▶ [Request]: Include the line containing "var columnRule = [[437, 13, 437, 1237]];" and all lines before it, repeated exactly from the listing below, without pictures.
***** Data
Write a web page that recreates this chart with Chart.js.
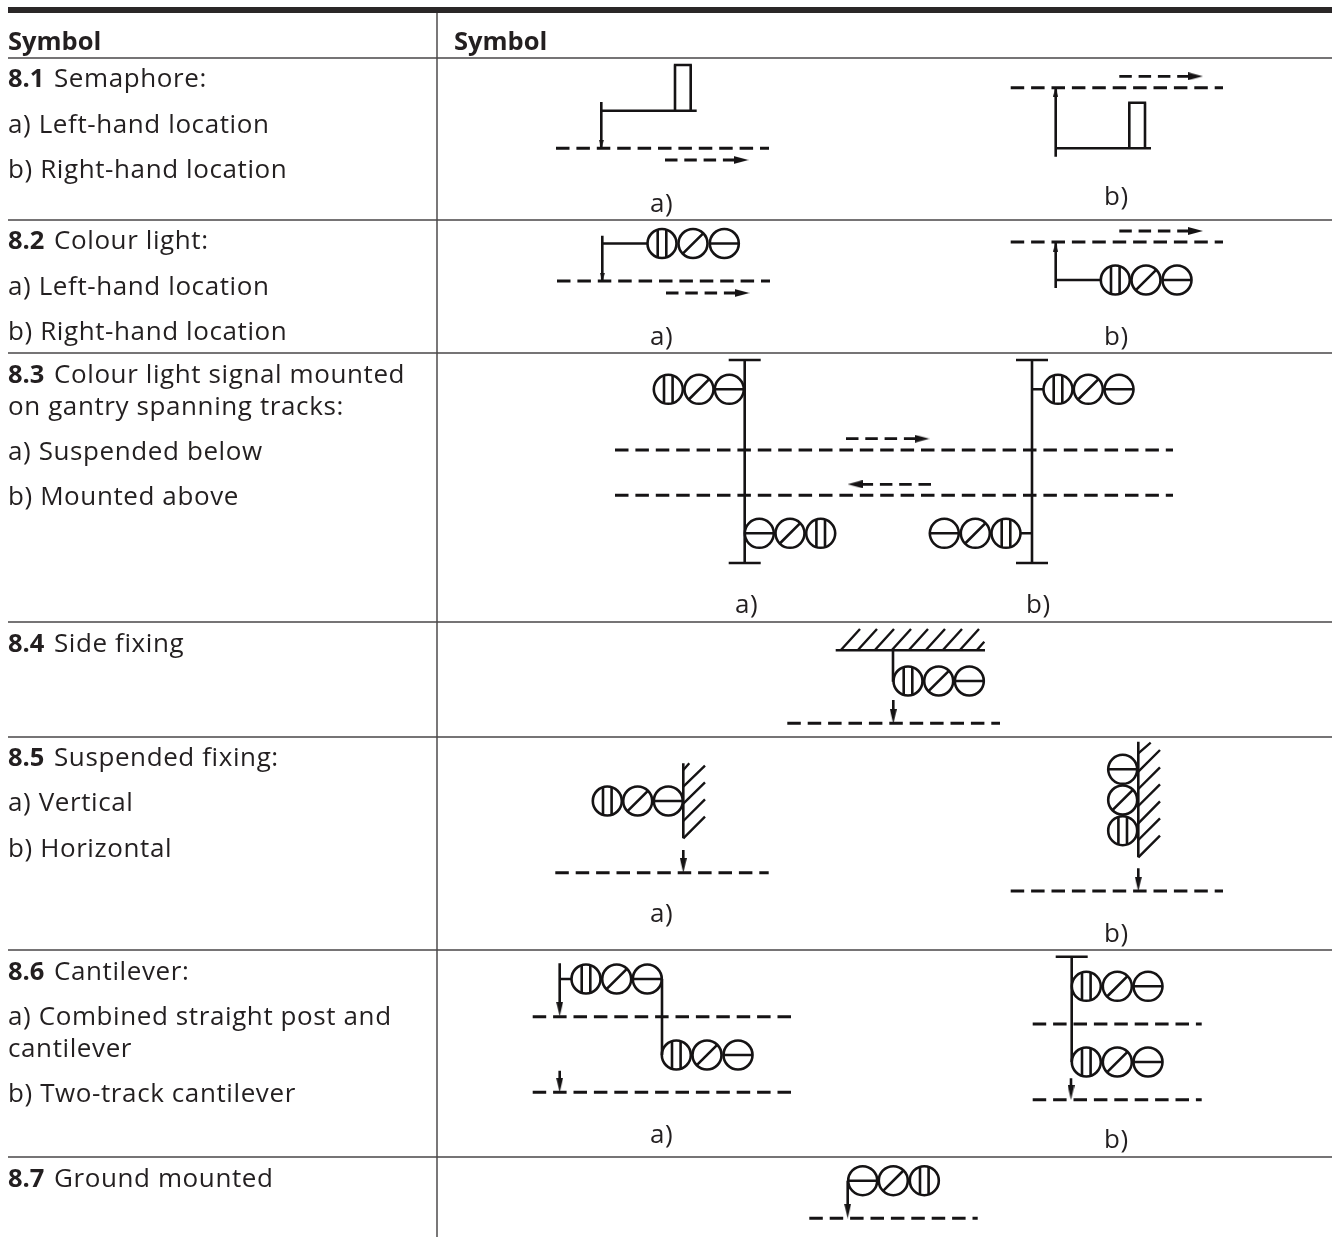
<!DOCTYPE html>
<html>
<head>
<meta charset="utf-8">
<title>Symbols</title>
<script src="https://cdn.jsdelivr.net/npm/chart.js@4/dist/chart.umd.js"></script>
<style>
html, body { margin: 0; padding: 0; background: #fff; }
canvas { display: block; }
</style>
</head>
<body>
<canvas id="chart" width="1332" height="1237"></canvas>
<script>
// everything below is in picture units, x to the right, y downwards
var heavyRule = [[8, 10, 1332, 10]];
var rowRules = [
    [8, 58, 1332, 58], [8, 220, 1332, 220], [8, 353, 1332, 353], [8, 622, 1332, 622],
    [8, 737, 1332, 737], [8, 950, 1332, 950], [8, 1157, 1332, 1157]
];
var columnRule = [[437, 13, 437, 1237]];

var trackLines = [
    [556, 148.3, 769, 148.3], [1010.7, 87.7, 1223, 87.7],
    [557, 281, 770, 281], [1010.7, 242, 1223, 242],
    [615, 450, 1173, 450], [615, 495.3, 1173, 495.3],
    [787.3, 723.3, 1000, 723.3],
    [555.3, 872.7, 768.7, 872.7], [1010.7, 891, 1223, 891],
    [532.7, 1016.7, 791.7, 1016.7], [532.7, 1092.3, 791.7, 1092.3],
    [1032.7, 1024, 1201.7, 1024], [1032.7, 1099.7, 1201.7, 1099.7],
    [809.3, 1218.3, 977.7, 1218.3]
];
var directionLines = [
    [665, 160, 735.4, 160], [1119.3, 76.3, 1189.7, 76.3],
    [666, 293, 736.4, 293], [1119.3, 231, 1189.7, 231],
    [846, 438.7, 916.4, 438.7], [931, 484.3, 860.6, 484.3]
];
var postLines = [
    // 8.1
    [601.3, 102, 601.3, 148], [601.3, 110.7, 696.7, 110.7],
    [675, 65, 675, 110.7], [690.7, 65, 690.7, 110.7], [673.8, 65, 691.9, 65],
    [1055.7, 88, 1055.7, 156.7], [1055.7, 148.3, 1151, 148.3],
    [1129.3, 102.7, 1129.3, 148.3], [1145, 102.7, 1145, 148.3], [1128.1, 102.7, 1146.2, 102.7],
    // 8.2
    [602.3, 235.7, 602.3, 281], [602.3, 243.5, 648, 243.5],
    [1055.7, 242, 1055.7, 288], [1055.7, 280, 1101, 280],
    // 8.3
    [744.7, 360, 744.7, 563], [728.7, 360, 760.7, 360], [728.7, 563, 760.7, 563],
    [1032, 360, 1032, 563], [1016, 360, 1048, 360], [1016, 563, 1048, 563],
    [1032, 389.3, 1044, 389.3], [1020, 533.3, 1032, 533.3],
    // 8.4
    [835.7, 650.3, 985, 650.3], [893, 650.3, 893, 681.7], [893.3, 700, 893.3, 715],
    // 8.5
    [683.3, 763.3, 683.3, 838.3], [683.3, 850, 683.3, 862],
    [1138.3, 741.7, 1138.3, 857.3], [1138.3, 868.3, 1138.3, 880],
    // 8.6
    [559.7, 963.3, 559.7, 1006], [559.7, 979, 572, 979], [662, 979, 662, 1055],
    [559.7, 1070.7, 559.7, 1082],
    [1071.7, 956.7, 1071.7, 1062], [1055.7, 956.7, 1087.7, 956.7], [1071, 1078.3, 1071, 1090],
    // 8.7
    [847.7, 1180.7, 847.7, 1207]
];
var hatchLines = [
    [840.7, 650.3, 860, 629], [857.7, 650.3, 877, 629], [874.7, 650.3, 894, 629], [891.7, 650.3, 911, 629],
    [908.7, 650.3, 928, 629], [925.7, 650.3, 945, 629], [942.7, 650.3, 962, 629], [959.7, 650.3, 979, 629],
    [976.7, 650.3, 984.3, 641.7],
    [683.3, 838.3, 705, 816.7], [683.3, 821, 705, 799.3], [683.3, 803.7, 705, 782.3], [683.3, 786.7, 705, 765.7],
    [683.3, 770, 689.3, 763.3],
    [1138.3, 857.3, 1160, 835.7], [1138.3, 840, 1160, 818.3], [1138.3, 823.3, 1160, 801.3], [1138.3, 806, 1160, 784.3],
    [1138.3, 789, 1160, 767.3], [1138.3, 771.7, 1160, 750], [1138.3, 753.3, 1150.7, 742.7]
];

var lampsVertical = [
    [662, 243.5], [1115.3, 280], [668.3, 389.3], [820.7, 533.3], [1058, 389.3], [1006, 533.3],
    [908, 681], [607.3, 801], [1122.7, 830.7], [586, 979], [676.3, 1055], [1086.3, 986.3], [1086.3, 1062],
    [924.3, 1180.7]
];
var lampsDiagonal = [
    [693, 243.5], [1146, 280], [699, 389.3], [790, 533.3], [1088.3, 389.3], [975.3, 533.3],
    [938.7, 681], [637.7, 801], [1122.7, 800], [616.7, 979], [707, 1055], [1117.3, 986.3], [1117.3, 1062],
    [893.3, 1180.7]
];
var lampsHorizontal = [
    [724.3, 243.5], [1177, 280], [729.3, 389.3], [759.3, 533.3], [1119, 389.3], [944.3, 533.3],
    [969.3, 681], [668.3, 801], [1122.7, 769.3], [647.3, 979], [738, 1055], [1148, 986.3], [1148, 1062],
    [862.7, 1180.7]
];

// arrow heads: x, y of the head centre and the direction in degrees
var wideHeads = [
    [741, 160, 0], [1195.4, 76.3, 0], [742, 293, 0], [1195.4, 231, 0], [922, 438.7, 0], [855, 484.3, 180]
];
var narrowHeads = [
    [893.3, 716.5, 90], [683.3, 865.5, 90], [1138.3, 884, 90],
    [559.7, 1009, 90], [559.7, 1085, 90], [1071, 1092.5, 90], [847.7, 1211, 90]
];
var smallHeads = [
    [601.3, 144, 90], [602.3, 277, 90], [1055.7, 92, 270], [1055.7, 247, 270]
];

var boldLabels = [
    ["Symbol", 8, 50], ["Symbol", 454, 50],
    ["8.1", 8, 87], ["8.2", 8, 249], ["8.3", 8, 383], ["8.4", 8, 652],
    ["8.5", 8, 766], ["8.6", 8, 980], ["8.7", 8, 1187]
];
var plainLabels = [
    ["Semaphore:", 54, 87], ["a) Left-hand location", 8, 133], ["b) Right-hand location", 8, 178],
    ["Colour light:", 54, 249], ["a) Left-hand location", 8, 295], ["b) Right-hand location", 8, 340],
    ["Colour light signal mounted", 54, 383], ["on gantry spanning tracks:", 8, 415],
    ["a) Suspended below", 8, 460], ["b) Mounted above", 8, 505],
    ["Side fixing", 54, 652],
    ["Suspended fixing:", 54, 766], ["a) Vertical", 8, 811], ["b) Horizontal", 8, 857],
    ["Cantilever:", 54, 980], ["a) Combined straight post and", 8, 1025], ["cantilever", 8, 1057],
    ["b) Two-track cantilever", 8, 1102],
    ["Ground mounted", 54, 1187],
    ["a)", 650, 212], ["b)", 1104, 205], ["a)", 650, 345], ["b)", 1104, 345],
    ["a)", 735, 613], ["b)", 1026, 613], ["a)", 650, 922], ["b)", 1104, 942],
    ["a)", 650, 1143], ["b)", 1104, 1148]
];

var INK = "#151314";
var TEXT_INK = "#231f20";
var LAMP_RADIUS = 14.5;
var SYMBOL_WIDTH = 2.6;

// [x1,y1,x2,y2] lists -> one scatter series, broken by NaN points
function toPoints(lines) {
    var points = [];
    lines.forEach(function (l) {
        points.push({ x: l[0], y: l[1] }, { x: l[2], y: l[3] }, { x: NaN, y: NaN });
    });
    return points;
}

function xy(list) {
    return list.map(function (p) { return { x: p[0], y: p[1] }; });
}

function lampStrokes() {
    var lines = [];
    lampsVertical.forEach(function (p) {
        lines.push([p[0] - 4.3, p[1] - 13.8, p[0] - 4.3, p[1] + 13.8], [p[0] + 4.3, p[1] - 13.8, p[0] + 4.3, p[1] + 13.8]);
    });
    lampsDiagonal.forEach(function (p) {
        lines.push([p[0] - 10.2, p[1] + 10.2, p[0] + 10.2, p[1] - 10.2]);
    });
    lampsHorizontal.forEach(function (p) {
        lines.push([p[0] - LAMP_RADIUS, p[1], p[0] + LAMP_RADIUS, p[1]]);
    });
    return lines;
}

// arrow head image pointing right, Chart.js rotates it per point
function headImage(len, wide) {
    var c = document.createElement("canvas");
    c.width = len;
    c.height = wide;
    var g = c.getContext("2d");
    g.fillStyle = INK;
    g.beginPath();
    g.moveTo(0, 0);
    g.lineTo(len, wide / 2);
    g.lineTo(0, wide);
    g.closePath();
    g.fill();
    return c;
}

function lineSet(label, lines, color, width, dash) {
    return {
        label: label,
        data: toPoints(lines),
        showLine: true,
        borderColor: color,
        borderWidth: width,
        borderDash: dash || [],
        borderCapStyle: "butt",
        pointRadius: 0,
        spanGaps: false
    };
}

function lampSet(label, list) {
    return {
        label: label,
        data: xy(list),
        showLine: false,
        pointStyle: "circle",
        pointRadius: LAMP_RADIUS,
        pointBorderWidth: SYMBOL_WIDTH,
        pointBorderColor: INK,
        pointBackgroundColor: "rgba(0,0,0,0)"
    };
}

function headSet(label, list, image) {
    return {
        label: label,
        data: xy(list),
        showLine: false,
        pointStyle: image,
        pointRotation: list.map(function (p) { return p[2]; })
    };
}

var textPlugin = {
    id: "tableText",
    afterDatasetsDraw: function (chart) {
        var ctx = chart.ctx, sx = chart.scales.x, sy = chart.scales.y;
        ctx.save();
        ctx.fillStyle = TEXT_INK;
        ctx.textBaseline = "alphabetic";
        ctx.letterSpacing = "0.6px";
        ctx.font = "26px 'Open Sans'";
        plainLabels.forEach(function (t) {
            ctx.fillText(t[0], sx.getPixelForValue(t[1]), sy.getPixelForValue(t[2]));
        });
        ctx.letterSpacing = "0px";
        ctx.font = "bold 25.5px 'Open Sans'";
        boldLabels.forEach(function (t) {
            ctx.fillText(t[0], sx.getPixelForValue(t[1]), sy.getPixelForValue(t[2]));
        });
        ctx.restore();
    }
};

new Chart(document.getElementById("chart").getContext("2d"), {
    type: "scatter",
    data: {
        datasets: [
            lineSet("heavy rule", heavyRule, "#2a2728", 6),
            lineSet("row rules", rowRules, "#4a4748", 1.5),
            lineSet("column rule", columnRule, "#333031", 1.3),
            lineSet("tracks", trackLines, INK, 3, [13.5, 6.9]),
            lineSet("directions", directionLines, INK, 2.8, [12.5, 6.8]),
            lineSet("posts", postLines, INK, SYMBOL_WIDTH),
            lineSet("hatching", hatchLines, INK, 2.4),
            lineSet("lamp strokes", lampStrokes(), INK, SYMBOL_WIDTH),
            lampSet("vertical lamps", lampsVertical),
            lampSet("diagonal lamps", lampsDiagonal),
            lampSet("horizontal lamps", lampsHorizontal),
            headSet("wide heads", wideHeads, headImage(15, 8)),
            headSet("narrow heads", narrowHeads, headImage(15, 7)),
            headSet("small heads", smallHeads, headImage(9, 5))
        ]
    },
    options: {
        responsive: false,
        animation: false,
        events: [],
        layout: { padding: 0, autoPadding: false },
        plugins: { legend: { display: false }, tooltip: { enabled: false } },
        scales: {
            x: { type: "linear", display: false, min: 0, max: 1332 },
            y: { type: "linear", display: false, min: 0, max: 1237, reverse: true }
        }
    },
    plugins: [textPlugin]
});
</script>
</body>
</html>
**********
▶ [Response below]:
Write a web page that recreates this chart with Chart.js.
<!DOCTYPE html>
<html>
<head>
<meta charset="utf-8">
<title>Symbols</title>
<script src="https://cdn.jsdelivr.net/npm/chart.js@4/dist/chart.umd.js"></script>
<style>
html, body { margin: 0; padding: 0; background: #fff; }
canvas { display: block; }
</style>
</head>
<body>
<canvas id="chart" width="1332" height="1237"></canvas>
<script>
// everything below is in picture units, x to the right, y downwards
var heavyRule = [[8, 10, 1332, 10]];
var rowRules = [
    [8, 58, 1332, 58], [8, 220, 1332, 220], [8, 353, 1332, 353], [8, 622, 1332, 622],
    [8, 737, 1332, 737], [8, 950, 1332, 950], [8, 1157, 1332, 1157]
];
var columnRule = [[437, 13, 437, 1237]];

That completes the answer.